Adultery in Matthew 5:32
Adultery and Matthew 5:32
According to Matthew 5:32, divorcing a woman causes her to commit adultery.
But Peter Kirk notices that the new NIV (“NIV 2011”) translation has a new take on the verse. Peter writes:
One rather odd change I noticed, which some might attribute to political correctness: in Matthew 5:32 the “adulteress” (1984, TNIV) is no longer a wrongdoer but has become “the victim of adultery” (2011).
More specifically, the NIV 2011 translates:
But I tell you that anyone who divorces his wife, except for sexual immorality, makes her the victim of adultery, and anyone who marries a divorced woman commits adultery.
It’s a fascinating and complicated issue.
At first glance, the introduction of “victim” seems uncalled for. The NRSV, for example, representing the usual translation of the verse, goes with (my emphasis):
I say to you that anyone who divorces his wife … causes her to commit adultery; and whoever marries a divorced woman commits adultery.
The usual translation makes the case look entirely parallel. A divorcee does the same thing as the man who marries a divorcee. They both “commit adultery.”
But the original is more nuanced.
Active and Passive Adultery
The original Greek uses the verb moicheuo (“commit adultery”) twice. It’s true that marrying a divorcee is moicheuo-ing, that is, committing adultery. But divorcing a woman is to cause her to be moicheuo-ed, or to have adultery committed against her. That is, the first verb is passive and the second is active. The man and the woman here do not do the same thing, according to the Greek.
We don’t have a convenient passive for “commit adultery” in English, but we can look at another verb to get one sense of the original Greek. “A man who cheats on his wife causes her to be deceived, and a man who cheats on another’s wife deceives her.” Whatever the merits of my new sentence, we see that replacing “to be deceived” with “deceives” changes the meaning. “A man who cheats on his wife causes her to deceive…” does not mean the same thing as “…causes her to be deceived….”
Similarly, the usual translation pair “causes her to commit adultery” / “[he] commits adultery” does not mean the same thing as “causes her to have adultery committed against her” / “[he] commits adultery.”
So far, the NRSV (representing the usual translation of the verse) seems wrong, because it doesn’t reflect the change from passive to active. And the NIV2011 is starting to look pretty good. Even though “makes her the victim of adultery” isn’t exactly the same thing as “causes her to have adultery committed against her,” the NIV’s rendition has the merit of being considerably less awkward.
What does the Passive Mean?
However, the matter is even more complicated, because when a man and woman both commit adultery in the Bible, the verb describing the man’s act is active, but the woman’s act is sometimes passive, even though many modern speakers of English would call what they are doing the same thing, and even though those same speakers of English would use an active verb in both places.
For instance, John 8:4 describes a woman who “was caught in the act of [committing] adultery.” But the Greek verb there is passive. Does John 8:4 really mean “a woman caught in the act of having adultery committed against her”?
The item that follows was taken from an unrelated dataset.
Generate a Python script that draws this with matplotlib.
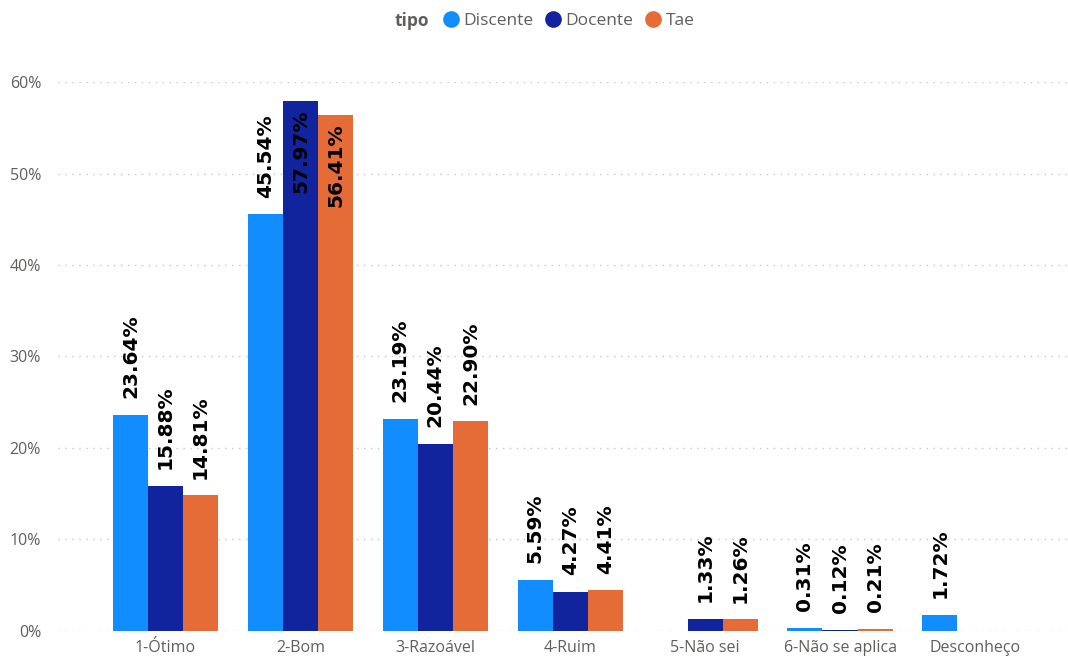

Maybe not. Maybe moicheuo is similar to the English “widow” and “widower.” In that modern case, a man whose spouse had died is a “widower” (having done something), while a woman whose spouse has died is a “widow” (having had something done to her).
In other words, the passive/active distinction in the Greek of Matthew 5:32 may, like John 8:4, reflect the purely grammatical matter that moicheuo means for a “man to commit adultery against a woman,” just like “to widow” means for a “man to leave a woman spouseless.”
Hosea 4:13-14, however, works against this hypothesis and makes matters even more complex, because in Hosea, the active verb moicheuo is used for the women who commit adultery.
Another Active/Passive Example
In this regard, we might also consider the concept of a “foster” parent or child in English. When a child and a parent enter into a foster relationship, the child is a “foster” child and the parent is a “foster” parent. But in a very similar relationship, the child is adopted (passive) while the parent adopts (active). Is the passive/active distinction between “to adopt” and “to be adopted” merely grammatical, or does it represent our modern view that the parents have done something to the children?
One central question about Matthew 5:32 is whether the active/passive distinction in the Greek verb moicheuo represents a mere grammatical fact or a difference in the role of an adulterous man and an adulterous woman. I think it’s the latter.
Another central question is whether “commit adultery” in English works the same way. I think it does not. So sometimes we may need the active “commit adultery” for the passive of moicheuo.
A third question is how the different roles of the man and woman may have been seen.
Returning to Matthew 5:32, it seems to me that both the NRSV (and similar translations) and the NIV2011 get it wrong. The NRSV wrongly suggests that what the man and woman are doing is the same thing, while the original assumption (like “adopt” and “be adopted”) was that they are doing different things. The NIV2011, however, wrongly suggests that the woman is a victim, while the original (as we see by comparing John 8:4) did not consider her to be (only?) a victim.
So we need a translation that shows that the man and woman do different things, even though they are both (equally?) culpable.